Two correspondents make points about the way the neocons pass along their political philosophy to the next generation. Says Joachim Martillo:
The Jabotinskians appear to do an excellent job of socializing and
indoctrinating their children. It makes a generational effort possible. In contrast, Moshe Arens and Yigal Arens are political antipodes.
This phenomenon is historically common in Imperial Systems like the
Spanish and the British. The Imperial ideology is much stronger among
those that never faced the reality in the imperial possessions.
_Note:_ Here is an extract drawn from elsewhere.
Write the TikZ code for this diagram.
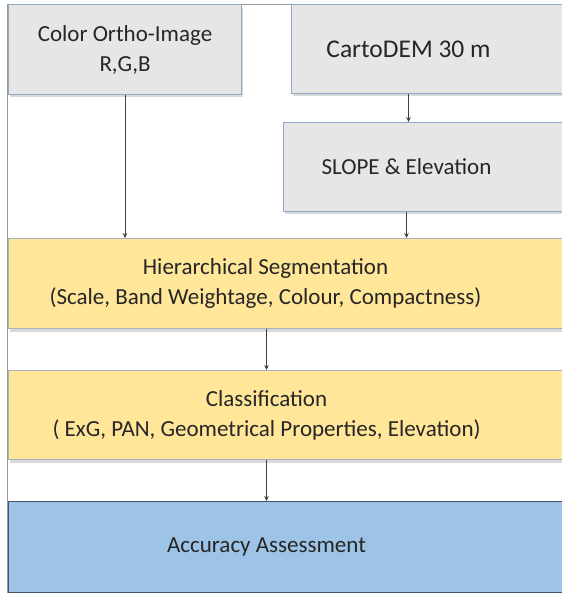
\documentclass[tikz,border=0pt]{standalone}
\usepackage{fontspec}
\setmainfont{Carlito}
\usetikzlibrary{arrows.meta,shadows}

\definecolor{inputfill}{HTML}{E7E6E6}
\definecolor{inputline}{HTML}{8FA8C6}
\definecolor{stepfill}{HTML}{FFE699}
\definecolor{stepline}{HTML}{A3B4C0}
\definecolor{resultfill}{HTML}{9DC3E6}
\definecolor{resultline}{HTML}{44546A}

\begin{document}
\begin{tikzpicture}[x=1pt,y=-1pt,>={Stealth[length=5pt,width=4.5pt]},
  every node/.style={font=\fontsize{23}{30}\selectfont,align=center,text=black!85},
  box/.style={draw,line width=1pt,anchor=north west,inner sep=0pt,
    drop shadow={shadow xshift=1pt,shadow yshift=-3pt,opacity=.3}},
  inputbox/.style={box,draw=inputline,fill=inputfill},
  stepbox/.style={box,draw=stepline,fill=stepfill},
  resultbox/.style={box,draw=resultline,fill=resultfill},
  flow/.style={->,draw=black!75,line width=.7pt}]
  \useasboundingbox (0,0) rectangle (561,593);
  \draw[black!40,line width=.8pt] (7,4) rectangle (640,592);

  \node[inputbox,minimum width=233,minimum height=90] (ortho) at (8,4) {Color Ortho-Image\\R,G,B};
  \node[inputbox,minimum width=309,minimum height=89,
    label={[name=cartotext,xshift=-37.5pt,font=\fontsize{25.5}{30}\selectfont]center:CartoDEM 30 m}] (carto) at (291,4) {};
  \node[inputbox,minimum width=317,minimum height=89,
    label={[name=slopetext,xshift=-35.5pt]center:SLOPE \& Elevation}] (slope) at (283,122) {};
  \node[stepbox,minimum width=592,minimum height=90,
    label={[name=segtext,xshift=-39pt]center:Hierarchical Segmentation\\(Scale, Band Weightage, Colour, Compactness)}] (seg) at (8,238) {};
  \node[stepbox,minimum width=592,minimum height=89,
    label={[name=clstext,xshift=-38pt]center:Classification\\( ExG, PAN, Geometrical Properties, Elevation)}] (cls) at (8,370) {};
  \node[resultbox,minimum width=592,minimum height=91,
    label={[name=acctext,xshift=-38pt]center:Accuracy Assessment}] (acc) at (8,501) {};

  \draw[flow] (ortho.south) -- (ortho.south |- seg.north);
  \draw[flow] (cartotext |- carto.south) -- (cartotext |- slope.north);
  \draw[flow] (slopetext |- slope.south) -- (slopetext |- seg.north);
  \draw[flow] (clstext |- seg.south) -- (clstext |- cls.north);
  \draw[flow] (clstext |- cls.south) -- (clstext |- acc.north);
\end{tikzpicture}
\end{document}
I’d note that Leon Wieseltier states in his book Kaddish that his father was a Jabotinskyite. And my impression is that Wieseltier’s own views on Israel are unreconstructed, or have a factional air about them. Marty Peretz’s intellectual activities also have a paternal quality. He has nurtured god knows how many important journalists, and before each one leaves the factory, or before it even gets to the factory, he stamps him (I don’t think there’ve been many girls) with a Star of David.
And here is my friend Jack Ross reflecting on his political education on dad’s knee:
For many years I felt something very similar [to young Daniel Feith’s ideological obedience to his father] in my relationship to my
own father, carrying on his factional stand against the evolving
neocons in YPSL (Young People’s Socialist League). The ironies of this abound. Only because of his
passion about the neocons did I ever evolve into something roughly
resembling a paleo (though I had old right-populist leanings from the
moment I became something other than an unthinking Clintonite, about
the time I turned 16), but on the other hand I imbibed from him a
left-factional understanding of neoconservatism which I think is vital
to understanding it and which I doubt I could ever have gotten
anywhere, nor from anyone, else. [Weiss emphasis]But unlike Bill Kristol,
John Podhoretz, and Daniel Feith, I broke out of it, at the very least
to the point where it defined me and my politics. The turning point
was probably about the time I moved to New York when I realized how off
the rails my father’s beloved Dissent Magazine is. (My sense is that rather than being just
one step behind Marty Peretz, they are going the way of Partisan Review,
which is to cease being about anything relevant to the world around
them until they finally die). I think my father may have come to
recognize it to a point, but in short, while I don’t buy his spiel
about a “democratic left” anymore, there is undoubtedly more than
something of him in me in my enthusiasm for the rise of such populist
Democrats as Jim Webb and Bob Conley. Essentially, anyone who knows us both will tell you that my father and I are so different and yet so alike.
That’s endearing. I italicized Jack’s line about left-factional politics because I watched Eric Breindel doing it at Harvard, and was stunned. I’d never seen such obedience before. And lo, he soon became a neocon.